4 Things Colorectal Cancer Survivors Want Others To Know
Certain cancers are still "taboo" to talk about. Colorectal cancers unfortunately fall under this category, which is exactly why it's necessary to discuss them more- especially during March, Colorectal cancer awareness month. Read more below.
1. Young people get it, too.
More often than not, Colorectal cancers are associated with older patients. It’s known as the “old person's disease”. Not only is this stigma inaccurate (patients younger and younger are receiving diagnoses), but it can be the difference between saving a younger patient’s life.
If you’re a doctor, family member, friend, or are introduced to a young person with this type of cancer, think carefully before you mention their age. Even if the person suspects they may have this cancer, giving them the “you’re too young” line dismisses them and can discourage them from looking further into testing or even talking about it altogether.
2. Put Pride Aside & Get a Colonoscopy.
There’s no way to sugar coat these tests. It makes people nervous, but that shouldn’t stop you from getting one ever. They can be very simple procedures. Even if your doctors are reluctant to take this step, it’s important. And even if the colonoscopy fails to show anything, early detection is key. Be vigilant about screening and your options!
Colon screening is so important because it’s proven to be so effective. People are hesitant to talk about the subject of bowel movements, but the tests for colorectal cancer are among the best for early tumor detection.
3. Listen to your body.
Partly because of the stigmas placed on Colorectal cancers, you should especially not rely on the opinions of your peers. All of the stigmas should make you want to trust your own body more so. In addition, everyone’s case is different. Your medical team isn’t with you every second of each day- no one is but you. They only know how you’re feeling according to what you decide to share with them. Really paying attention to the changes your body undergoes, whether big or small, is key in prevention.
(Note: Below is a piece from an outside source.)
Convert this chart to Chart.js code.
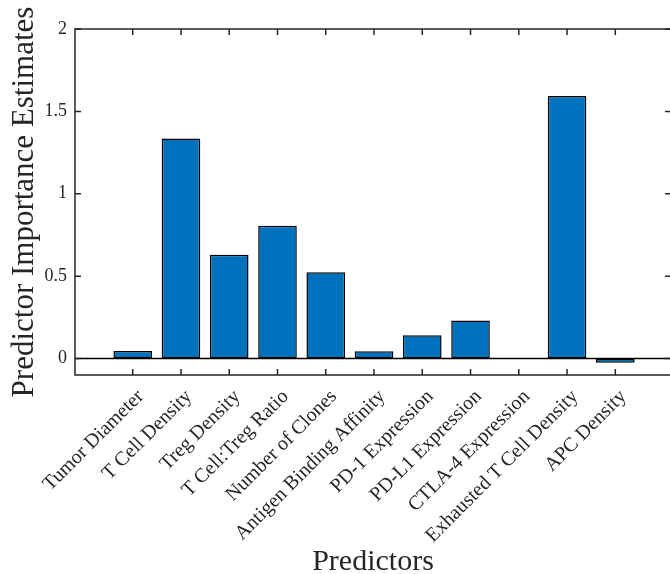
<!DOCTYPE html>
<html lang="en">
<head>
  <meta charset="UTF-8" />
  <title>Predictor Importance</title>
  <style>
    html, body { margin: 0; padding: 0; background: #fff; overflow: hidden; }
    #wrap { width: 674px; height: 574px; }
  </style>
</head>
<body>
  <div id="wrap"><canvas id="chart"></canvas></div>
  <script src="https://cdn.jsdelivr.net/npm/chart.js"></script>
  <script>
    const PREDICTORS = [
      'Tumor Diameter',
      'T Cell Density',
      'Treg Density',
      'T Cell:Treg Ratio',
      'Number of Clones',
      'Antigen Binding Affinity',
      'PD-1 Expression',
      'PD-L1 Expression',
      'CTLA-4 Expression',
      'Exhausted T Cell Density',
      'APC Density'
    ];
    const IMPORTANCE = [0.045, 1.335, 0.63, 0.806, 0.523, 0.044, 0.141, 0.231, 0.002, 1.594, -0.026];
    const Y_TICKS = [0, 0.5, 1, 1.5, 2];

    const SERIF = "'Liberation Serif', 'DejaVu Serif', serif";
    const INK = '#262626';

    // MATLAB-ish box with inward ticks plus the bar baseline
    const frame = {
      id: 'frame',
      beforeDatasetsDraw(chart) {
        const { ctx, chartArea: a, scales } = chart;
        const y0 = scales.y.getPixelForValue(0);
        ctx.save();
        ctx.strokeStyle = '#000';
        ctx.lineWidth = 1.5;
        ctx.beginPath();
        ctx.moveTo(a.left, y0);
        ctx.lineTo(a.right, y0);
        ctx.stroke();
        ctx.restore();
      },
      afterDatasetsDraw(chart) {
        const { ctx, chartArea: a, scales } = chart;
        const len = 6;
        ctx.save();
        ctx.strokeStyle = INK;
        ctx.lineWidth = 1.5;
        ctx.strokeRect(a.left, a.top, a.right - a.left, a.bottom - a.top);
        ctx.beginPath();
        PREDICTORS.forEach((_, i) => {
          const x = scales.x.getPixelForValue(i);
          ctx.moveTo(x, a.bottom); ctx.lineTo(x, a.bottom - len);
          ctx.moveTo(x, a.top); ctx.lineTo(x, a.top + len);
        });
        Y_TICKS.forEach(v => {
          const y = scales.y.getPixelForValue(v);
          ctx.moveTo(a.left, y); ctx.lineTo(a.left + len, y);
          ctx.moveTo(a.right, y); ctx.lineTo(a.right - len, y);
        });
        ctx.stroke();
        ctx.restore();
      }
    };

    new Chart(document.getElementById('chart'), {
      type: 'bar',
      data: {
        datasets: [{
          data: IMPORTANCE.map((v, i) => ({ x: i, y: v })),
          backgroundColor: '#0072BD',
          borderColor: '#000',
          borderWidth: 1.5,
          borderSkipped: false,
          barPercentage: 0.8,
          categoryPercentage: 1
        }]
      },
      options: {
        responsive: true,
        maintainAspectRatio: false,
        animation: false,
        layout: { padding: { top: 29, right: 3, left: 0, bottom: 0 } },
        plugins: { legend: { display: false }, tooltip: { enabled: false } },
        scales: {
          x: {
            type: 'linear',
            offset: false,
            min: -1.196,
            max: 11.154,
            afterBuildTicks(s) { s.ticks = PREDICTORS.map((_, i) => ({ value: i })); },
            afterFit(s) { s.height = 199; },
            grid: { display: false, drawTicks: false, offset: false },
            border: { display: false },
            ticks: {
              autoSkip: false,
              maxRotation: 45,
              minRotation: 45,
              padding: 10,
              labelOffset: 8,
              color: INK,
              font: { family: SERIF, size: 20 },
              callback: v => PREDICTORS[v]
            },
            title: {
              display: true,
              text: 'Predictors',
              color: INK,
              font: { family: SERIF, size: 30 },
              padding: { top: 0, bottom: -6 }
            }
          },
          y: {
            min: -0.1,
            max: 2,
            afterBuildTicks(s) { s.ticks = Y_TICKS.map(v => ({ value: v })); },
            afterFit(s) { s.width = 75; },
            grid: { display: false, drawTicks: false },
            border: { display: false },
            ticks: {
              padding: 8,
              color: INK,
              font: { family: SERIF, size: 18 },
              callback: v => String(v)
            },
            title: {
              display: true,
              text: 'Predictor Importance Estimates',
              color: INK,
              font: { family: SERIF, size: 31 },
              padding: { top: 6, bottom: 0 }
            }
          }
        }
      },
      plugins: [frame]
    });
  </script>
</body>
</html>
Common symptoms of Colorectal cancers include abdominal pain and rectal bleeding.
4. Know Your Family’s Cancer History.
There is a hereditary cancer syndrome called Lynch Syndrome which is passed down in families and increases the risk of certain cancers, but particularly those of the Colorectal type. Each child of someone with Lynch Syndrome has a 50% chance of inheriting the genetic mutation from a parent. This can also lead to multiple cancer type diagnoses for the same person. Knowing you have Lynch syndrome alone can change your decision of whether to undergo certain surgeries at all, such as resections.